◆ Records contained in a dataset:
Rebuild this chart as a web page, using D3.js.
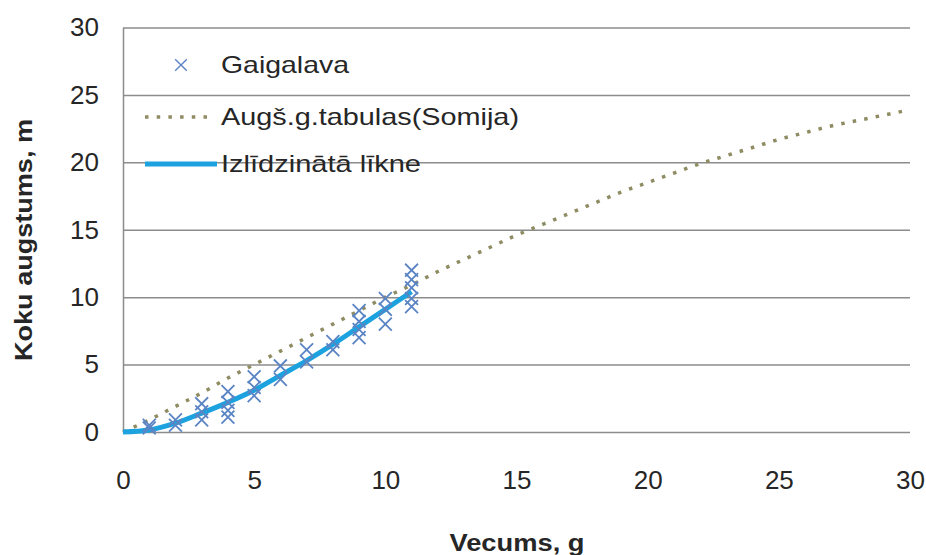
<!DOCTYPE html>
<html>
<head>
<meta charset="utf-8">
<script src="https://cdn.jsdelivr.net/npm/d3@7"></script>
<style>
  body { margin: 0; background: #fff; }
  text { font-family: "Liberation Sans", Arial, sans-serif; fill: #262626; }
</style>
</head>
<body>
<div id="chart_div"></div>
<script>
/*
 * Chart data
 */
var gvXTicks = [0, 5, 10, 15, 20, 25, 30];
var gvYTicks = [0, 5, 10, 15, 20, 25, 30];

// Gaigalava measurements: age, height
var gvMeasAge    = [1, 1, 2, 2, 3, 3, 3, 4, 4, 4, 4, 5, 5, 5, 6, 6, 7, 7, 8, 8,
                    9, 9, 9, 9, 10, 10, 10, 11, 11, 11, 11, 11];
var gvMeasHeight = [0.3, 0.5, 0.5, 0.9, 0.9, 1.5, 2.1, 1.1, 1.6, 2.2, 3.0, 2.7, 3.3, 4.1, 3.9, 4.9, 5.2, 6.1, 6.1, 6.7,
                    7.0, 7.6, 8.2, 9.0, 8.0, 9.1, 9.9, 9.3, 9.9, 10.7, 11.3, 12.0];

// Augs. g. tabulas (Somija)
var gvTableAge    = [0, 1, 2, 3, 4, 5, 6, 7, 8, 9, 10, 11, 12, 13, 14, 15, 16, 17, 18, 19, 20,
                     21, 22, 23, 24, 25, 26, 27, 28, 29, 30];
var gvTableHeight = [0, 0.9, 1.9, 2.9, 4.0, 5.0, 6.0, 7.0, 8.0, 9.0, 10.0, 10.9, 11.9, 12.8, 13.7, 14.6, 15.4, 16.2, 17.0, 17.8, 18.5,
                     19.2, 19.9, 20.5, 21.1, 21.7, 22.2, 22.7, 23.1, 23.5, 23.9];

// Izlidzinata likne
var gvFitAge    = [0, 1, 2, 3, 4, 5, 6, 7, 8, 9, 10, 11];
var gvFitHeight = [0, 0.15, 0.65, 1.4, 2.2, 3.1, 4.2, 5.3, 6.5, 7.8, 9.1, 10.4];

var gvLegend = ['Gaigalava', 'Augš.g.tabulas(Somija)', 'Izlīdzinātā līkne'];

var cMarker = '#5b84c4';
var cTable = '#8f8c63';
var cFit = '#1ca3df';
var cGrid = '#8c8c8c';

/*
 * Build chart
 */
function buildChart() {

  var svg = d3.select('#chart_div').append('svg')
    .attr('width', 926)
    .attr('height', 555);

  var x = d3.scaleLinear().domain([0, 30]).range([123, 910]);
  var y = d3.scaleLinear().domain([0, 30]).range([432, 27.5]);

  // gridlines
  svg.append('g')
    .attr('transform', 'translate(123,0)')
    .call(d3.axisLeft(y).tickValues(gvYTicks).tickSize(-(910 - 123)).tickFormat(''))
    .call(function(g) {
      g.select('.domain').remove();
      g.selectAll('line').attr('stroke', cGrid).attr('stroke-width', 1.5);
    });

  // y axis
  svg.append('g')
    .attr('transform', 'translate(123,0)')
    .call(d3.axisLeft(y).tickValues(gvYTicks).tickSize(0).tickPadding(24))
    .call(function(g) {
      g.select('.domain').attr('stroke', cGrid).attr('stroke-width', 1.5);
      g.selectAll('text').attr('font-size', 26).attr('fill', '#262626')
        .attr('font-family', '"Liberation Sans", Arial, sans-serif');
    });

  // x axis labels
  svg.append('g')
    .attr('transform', 'translate(0,432)')
    .call(d3.axisBottom(x).tickValues(gvXTicks).tickSize(0).tickPadding(39))
    .call(function(g) {
      g.select('.domain').remove();
      g.selectAll('text').attr('font-size', 26).attr('fill', '#262626')
        .attr('font-family', '"Liberation Sans", Arial, sans-serif');
    });

  // axis titles
  svg.append('text')
    .attr('transform', 'translate(32,240) rotate(-90)')
    .attr('text-anchor', 'middle')
    .attr('font-size', 23)
    .attr('font-weight', 'bold')
    .attr('textLength', 242)
    .attr('lengthAdjust', 'spacingAndGlyphs')
    .text('Koku augstums, m');

  svg.append('text')
    .attr('x', 517)
    .attr('y', 551)
    .attr('text-anchor', 'middle')
    .attr('font-size', 23)
    .attr('font-weight', 'bold')
    .attr('textLength', 135)
    .attr('lengthAdjust', 'spacingAndGlyphs')
    .text('Vecums, g');

  // Somija table curve (dotted)
  var tableLine = d3.line()
    .x(function(d, i) { return x(gvTableAge[i]); })
    .y(function(d) { return y(d); })
    .curve(d3.curveMonotoneX);

  svg.append('path')
    .datum(gvTableHeight)
    .attr('d', tableLine)
    .attr('fill', 'none')
    .attr('stroke', cTable)
    .attr('stroke-width', 3.5)
    .attr('stroke-dasharray', '3.5,8.2');

  // fitted curve
  var fitLine = d3.line()
    .x(function(d, i) { return x(gvFitAge[i]); })
    .y(function(d) { return y(d); })
    .curve(d3.curveMonotoneX);

  svg.append('path')
    .datum(gvFitHeight)
    .attr('d', fitLine)
    .attr('fill', 'none')
    .attr('stroke', cFit)
    .attr('stroke-width', 5);

  // measurements
  var sym = d3.symbol().type(d3.symbolX).size(110);
  svg.selectAll('.meas')
    .data(gvMeasHeight)
    .enter()
    .append('path')
    .attr('class', 'meas')
    .attr('d', sym)
    .attr('transform', function(d, i) { return 'translate(' + x(gvMeasAge[i]) + ',' + y(d) + ')'; })
    .attr('fill', 'none')
    .attr('stroke', cMarker)
    .attr('stroke-width', 1.8);

  // legend
  var lg = svg.append('g');
  var lgY = [65, 117, 164];
  var lgLen = [128, 298, 200];

  lg.append('path')
    .attr('d', d3.symbol().type(d3.symbolX).size(90))
    .attr('transform', 'translate(181,' + lgY[0] + ')')
    .attr('fill', 'none')
    .attr('stroke', cMarker)
    .attr('stroke-width', 1.4);

  lg.append('line')
    .attr('x1', 145).attr('x2', 212)
    .attr('y1', lgY[1]).attr('y2', lgY[1])
    .attr('stroke', cTable)
    .attr('stroke-width', 3.5)
    .attr('stroke-dasharray', '3.5,8.2');

  lg.append('line')
    .attr('x1', 145).attr('x2', 217)
    .attr('y1', lgY[2]).attr('y2', lgY[2])
    .attr('stroke', cFit)
    .attr('stroke-width', 5);

  lg.selectAll('.lgText')
    .data(gvLegend)
    .enter()
    .append('text')
    .attr('class', 'lgText')
    .attr('x', 221)
    .attr('y', function(d, i) { return lgY[i]; })
    .attr('dy', '0.35em')
    .attr('font-size', 24)
    .attr('textLength', function(d, i) { return lgLen[i]; })
    .attr('lengthAdjust', 'spacingAndGlyphs')
    .text(function(d) { return d; });
}

buildChart();
</script>
</body>
</html>
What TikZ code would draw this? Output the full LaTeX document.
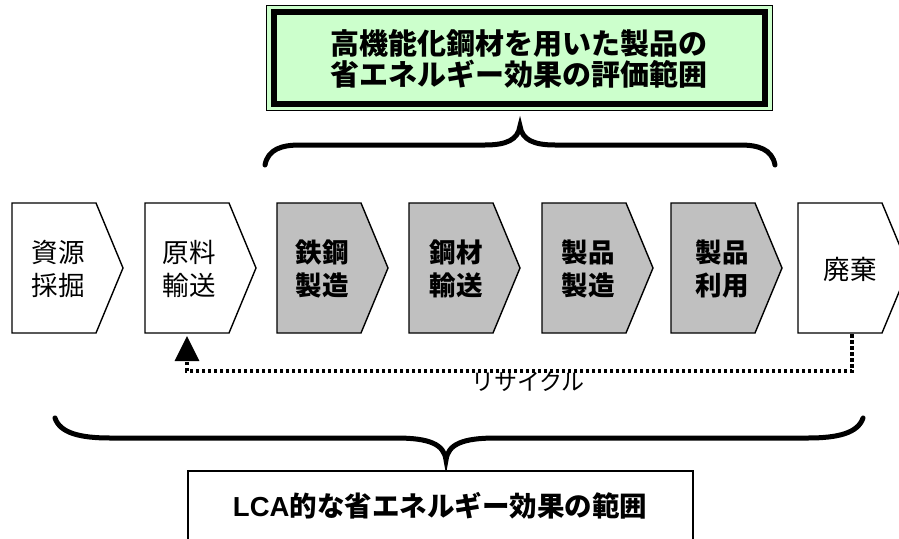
\documentclass[tikz,border=0pt]{standalone}
\usepackage{fontspec}
\setmainfont{Noto Sans CJK JP}
\newfontfamily\latinsans{Liberation Sans}
\usetikzlibrary{arrows.meta}
\definecolor{lgreen}{HTML}{CCFFCC}
\definecolor{chevgray}{HTML}{C0C0C0}
\tikzset{
  chevshape/.style={draw=black, line width=1.4pt, line join=miter},
  lbl/.style={font=\fontsize{26.5}{33}\selectfont, align=center, inner sep=0pt},
  blbl/.style={lbl, font=\fontsize{26.5}{33}\selectfont\bfseries},
  brace/.style={draw=black, line width=5pt, line cap=round},
  recyc/.style={draw=black, line width=3.5pt, dash pattern=on 3.5pt off 2.5pt},
}
\newcommand\chevpath[2]{%
  \draw[chevshape, fill=#2] (#1,203) -- ++(84,0) -- ++(27,65) -- ++(-27,65) -- ++(-84,0) -- cycle;}
\begin{document}
\begin{tikzpicture}[x=1pt,y=-1pt]
\useasboundingbox (0,0) rectangle (899,538);
\begin{scope}
\clip (0,0) rectangle (899,538);
% top title box
\draw[fill=lgreen, draw=black, line width=1pt] (266,5) rectangle (772,110);
\draw[draw=black, line width=6pt] (273.5,12) rectangle (764.5,103.5);
\node[align=center, inner sep=0pt, font=\fontsize{29}{31}\selectfont\bfseries] (title) at (519,58.5) {高機能化鋼材を用いた製品の\\省エネルギー効果の評価範囲};
% top brace
\draw[brace] (265,165) .. controls (268,149) and (282,145) .. (300,145) -- (485,145) .. controls (506,145) and (518,140) .. (520,126) .. controls (522,140) and (534,145) .. (555,145) -- (740,145) .. controls (758,145) and (772,149) .. (775,165);
% chevrons
\chevpath{12}{white}
\chevpath{145}{white}
\chevpath{277}{chevgray}
\chevpath{409}{chevgray}
\chevpath{542}{chevgray}
\chevpath{671}{chevgray}
\chevpath{798}{white}
\node[lbl] (s1) at (58,269) {資源\\採掘};
\node[lbl] (s2) at (189,269) {原料\\輸送};
\node[blbl] (s3) at (322,269) {鉄鋼\\製造};
\node[blbl] (s4) at (456,269) {鋼材\\輸送};
\node[blbl] (s5) at (588,269) {製品\\製造};
\node[blbl] (s6) at (722,269) {製品\\利用};
\node[lbl] (s7) at (850,269) {廃棄};
% recycle connector
\coordinate (from) at (852,334);
\coordinate (to) at (187,336);
\draw[recyc, -{Triangle[length=25pt,width=24pt]}] (from) -- (852,371) -| (to);
\node[inner sep=0pt, font=\fontsize{23}{23}\selectfont] (rec) at (528,382) {リサイクル};
% bottom brace
\draw[brace] (55,418) .. controls (60,433) and (80,438) .. (110,438) -- (396,438) .. controls (429,438) and (444,444) .. (446,460) .. controls (448,444) and (463,438) .. (496,438) -- (808,438) .. controls (838,438) and (858,433) .. (863,418);
% bottom box
\draw[fill=white, draw=black, line width=2pt] (188,471) rectangle (693,560);
\node[inner sep=0pt, font=\fontsize{27.5}{27.5}\selectfont\bfseries] (lca) at (440,506) {{\latinsans\bfseries LCA}的な省エネルギー効果の範囲};
\end{scope}
\end{tikzpicture}
\end{document}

◆ WHAT YOU HAVE TO DO: Please extract exactly the lines of the data, from the first through the line containing "var gvYTicks = [0, 5, 10, 15, 20, 25, 30];", and add no pictures to the copy.

◆ THE ANSWER:
Rebuild this chart as a web page, using D3.js.
<!DOCTYPE html>
<html>
<head>
<meta charset="utf-8">
<script src="https://cdn.jsdelivr.net/npm/d3@7"></script>
<style>
  body { margin: 0; background: #fff; }
  text { font-family: "Liberation Sans", Arial, sans-serif; fill: #262626; }
</style>
</head>
<body>
<div id="chart_div"></div>
<script>
/*
 * Chart data
 */
var gvXTicks = [0, 5, 10, 15, 20, 25, 30];
var gvYTicks = [0, 5, 10, 15, 20, 25, 30];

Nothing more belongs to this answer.